Он говорил, что этим стихам нет ничего подобного ни в Еврейской Библии, ни в Евангелиях. Эти стихи говорят о том, что последователи иудаизма и христианства, «люди книги» (ахль аль-китаб), принадлежат к той же традиции, апогеем которой является ислам. 

Откровения были и ранее (Коран говорит о ранних пророках, таких как Авраам, как о мусульманах), но они были искажены со временем, тем не менее, следует признать, что в них есть истина. Возможно, они содержат догматические ошибки, но с точки зрения общей традиции их следует уважать. 

Ислам не согласен со взглядами христианских историков, считавших следование более ранней «религии» той же традиции (то есть иудаизму) чем-то скандальным. Ислам считает это подтверждением того, как легко упорствовать в приверженности ошибочной точке зрения. 

В «настоящей исламской традиции», говорил отец, нет такого простого различия между другом и врагом, нет единого критерия, по которому целые народы относят к последователям добра или зла. Для моего отца это значило, что традиция ислама призывает мусульман не только быть терпимыми к последователям других «религий», но и признавать, что они заслуживают такого же уважения. 

Уважение означает способность внимательно выслушать то, что они могут сказать о своих глубочайших надеждах и обязательствах. В этом смысле уважать человека означает включить его в круг своих друзей. 

Хотя в исламской истории принято отдавать дань уважения только «монотеистическим (или авраамическим) религиям», мой отец настаивал, что уважения заслуживают верования и ритуалы всех «религий». 

Он признавал, что в Коране есть аяты, которые критикуют евреев и христиан, но считал, что эти аяты были ответом на особые исторические обстоятельства жизни Пророка, и относились к отдельным группам, чье поведение в тех или иных ситуациях указывало на трудность их альянса с зарождающейся уммой. 

Мусульмане могут ссылаться на эти аяты и сегодня, но они не являются догматическими утверждениями и не говорят о положении иудаизма и христианства в исламской системе координат, считал отец. 

В любом случае, божественная правда принадлежит всем трем направлениям одной традиции, а не одному только исламу, тем более в его современном виде, потому что искажения и непонимание божественного послания имели место не только среди евреев и христиан, но и среди мусульман.

Однако, по мнению отца, доводы разума важны не только для поощрения уважительного отношения мусульман к немусульманам и призыва задуматься о своей «религии». Он считал, что без разумной дискуссии мусульмане не смогут разрешить свои собственные разногласия как в общественной, так и в личной сфере. 

Отец полагал, что никакой глубокий разлад не может привести к объявлению мусульман неверными (такфир), он должен вести лишь к попыткам со всем уважением убедить другую сторону, даже если соглашение невозможно. Он цитировал слова Пророка:

«Разногласия между учеными людьми в моей общине – это благо». 

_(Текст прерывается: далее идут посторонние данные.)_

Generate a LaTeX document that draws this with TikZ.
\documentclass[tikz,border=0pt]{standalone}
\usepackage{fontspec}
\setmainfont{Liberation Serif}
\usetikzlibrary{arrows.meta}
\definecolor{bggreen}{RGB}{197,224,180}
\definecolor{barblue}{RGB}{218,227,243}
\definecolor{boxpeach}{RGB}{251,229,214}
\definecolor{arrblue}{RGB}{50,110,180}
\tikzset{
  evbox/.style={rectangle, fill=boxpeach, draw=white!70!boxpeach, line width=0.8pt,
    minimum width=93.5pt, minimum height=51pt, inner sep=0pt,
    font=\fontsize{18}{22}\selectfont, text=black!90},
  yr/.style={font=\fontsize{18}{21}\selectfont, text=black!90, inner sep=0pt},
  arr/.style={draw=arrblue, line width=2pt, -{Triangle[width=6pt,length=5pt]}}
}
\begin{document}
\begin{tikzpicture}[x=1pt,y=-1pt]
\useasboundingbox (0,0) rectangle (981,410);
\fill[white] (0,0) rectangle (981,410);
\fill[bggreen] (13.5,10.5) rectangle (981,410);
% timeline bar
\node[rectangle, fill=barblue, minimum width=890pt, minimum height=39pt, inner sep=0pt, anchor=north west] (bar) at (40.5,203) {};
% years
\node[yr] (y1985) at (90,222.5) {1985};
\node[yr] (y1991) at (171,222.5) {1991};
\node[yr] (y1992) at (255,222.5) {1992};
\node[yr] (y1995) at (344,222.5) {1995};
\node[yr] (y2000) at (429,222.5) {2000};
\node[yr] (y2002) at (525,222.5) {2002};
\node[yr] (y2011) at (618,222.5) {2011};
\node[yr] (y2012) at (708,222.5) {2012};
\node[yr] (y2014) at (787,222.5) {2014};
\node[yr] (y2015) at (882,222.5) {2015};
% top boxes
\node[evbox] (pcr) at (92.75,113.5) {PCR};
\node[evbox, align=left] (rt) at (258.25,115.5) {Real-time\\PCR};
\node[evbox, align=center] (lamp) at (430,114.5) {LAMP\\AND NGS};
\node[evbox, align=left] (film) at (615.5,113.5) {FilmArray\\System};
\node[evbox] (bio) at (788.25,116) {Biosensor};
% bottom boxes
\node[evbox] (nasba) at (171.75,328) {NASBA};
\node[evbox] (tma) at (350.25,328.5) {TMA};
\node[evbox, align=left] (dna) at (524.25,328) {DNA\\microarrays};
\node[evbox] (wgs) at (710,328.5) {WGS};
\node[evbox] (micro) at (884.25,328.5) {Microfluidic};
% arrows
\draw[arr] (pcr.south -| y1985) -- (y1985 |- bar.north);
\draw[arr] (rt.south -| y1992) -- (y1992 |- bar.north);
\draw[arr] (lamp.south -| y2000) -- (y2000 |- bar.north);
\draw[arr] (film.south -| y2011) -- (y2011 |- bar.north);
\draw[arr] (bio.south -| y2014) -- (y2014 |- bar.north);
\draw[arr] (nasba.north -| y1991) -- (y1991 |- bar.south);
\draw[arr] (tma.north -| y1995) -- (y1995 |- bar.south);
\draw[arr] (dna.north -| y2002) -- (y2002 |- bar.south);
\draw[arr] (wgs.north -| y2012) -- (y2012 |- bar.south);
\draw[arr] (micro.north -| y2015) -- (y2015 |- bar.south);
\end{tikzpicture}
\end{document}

Сам он не соглашался со многими мусульманами в интерпретации исламского учения и практики. При этом презирал религиозный фанатизм (та’ассуб, ташаддуд) и крайности в религии (гулувв), ненавидел любые проявления жестокости во имя религиозных убеждений – со стороны толпы, отдельных людей, государства. 

Мусульманином является тот, кто объявил себя мусульманином, и насколько это заявление искренно, касается только его и Бога.

Мой отец считал, что «религия» вцелом (и ислам в частности) дает нравственные ориентиры, позволяющие различать добро и зло, и в этом ключе он пытался найти обоснование исламского государства. 

Однажды отец выразил это в следующих строках:

«Ни один народ и ни одно общество не могут познать счастье до тех пор, пока по-настоящему не сплотятся изнутри; и ни один народ, ни одно общество не могут быть действительно сплоченными изнутри до тех пор, пока не достигнут высокой степени единодушия в том, что такое добро и что такое зло в человеческих делах; и подобное единодушие невозможно, если народ или общество не имеет согласия в отношении морального долга, вытекающего из перманентного, абсолютного нравственного закона. 

Очевидно, что одна только религия может обеспечить такой закон, и вместе с ним фундамент согласия внутри группы в отношении морального долга, связывающего всех членов этой группы» («Принципы государства и правления в исламе», 1961, год, с. 6).

Интересно, что этот довод в пользу исламского государства основан не на том, что он часто называл «слепым послушанием прошлому», но на «разуме».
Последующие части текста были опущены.